I have about 4 more days of birth control pills and then we will be TTC again. I am terrified. Every other time the fear has been that we would try and try and try and not get pregnant. And I still have that fear. But added to that is the very real fear that we will get pregnant and we’ll lose it. I don’t have a shred of excitement left in me about the process. It’s grueling, tedious, emotional, and now with an extra level of worry. Yet, we will continue.
I have been doing fantastic with weight loss. I’ve lost 15 pounds since the miscarriage – which I found out about 31 days ago. So, 15 pounds in basically a month. And my blood sugars have stabilized tremendously in this amount of time as well. That’s all very good. On April 15 of last year, I was about 3.5 pounds lighter than I am now, which was the lightest I have been since like 2003. IF I kept this pace up, which may or may not be possible, I could be close to my 2003 weight by mid-April.
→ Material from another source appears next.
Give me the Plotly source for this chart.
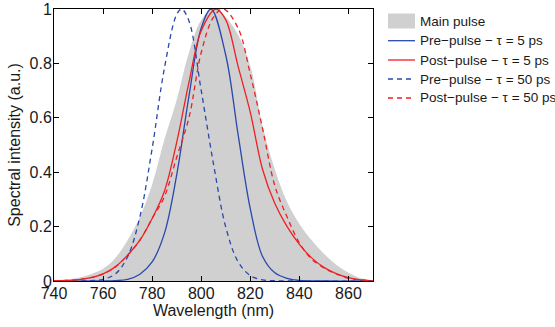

This is a really aggressive pace though. I’m counting calories, watching carbs, being vigilant about the timing of when I eat, making sure I am getting enough protein, folic acid, and exercising in every spare minute I can come up with. It’s a very vigilant process. On the flip side, it gives me something healthy to focus on and I am seeing positive results, so that helps.
And the thing about losing weight is that my reproductive system starts to work better when I lose weight. I’m on birth control pills now and I’ll start taking hormones when we are TTC again, but if my own parts are inclined to cooperate and not be obstinate, this will all be easier. I hope.
I got pregnant last year in April, on our first try, at 3.5 pounds lighter than I am now. I miscarried early, but I got pregnant. That’s step one. You have to succeed in step one for step 2, not miscarrying, to come into play. And I am doing everything humanly possible to make sure my body is as healthy, non-toxic, and whole as it can be for when I get pregnant again. That is to facilitate step 2.
Emotionally, I think I am doing better than expected at this point. I attribute that to several factors. One being my own willingness to try to deal with this in emotionally healthy ways. Another being the tremendous outpouring of love and support I have had from friends. Another being my wife, who had her moments in the beginning, but turned into the supportive partner I needed her to be. Another being how busy I have been at work and my trip to DC. Lots of things came into play and helped me work through what I hope was the worst of it.
I still have my moments, to be sure. And I generally feel like a different person in some ways – like this has changed a part of me permanently. But maybe with more time, that will be better, too. Maybe not. Right now I am just grateful for being in a better place physically and emotionally than I could have ever predicted a month ago.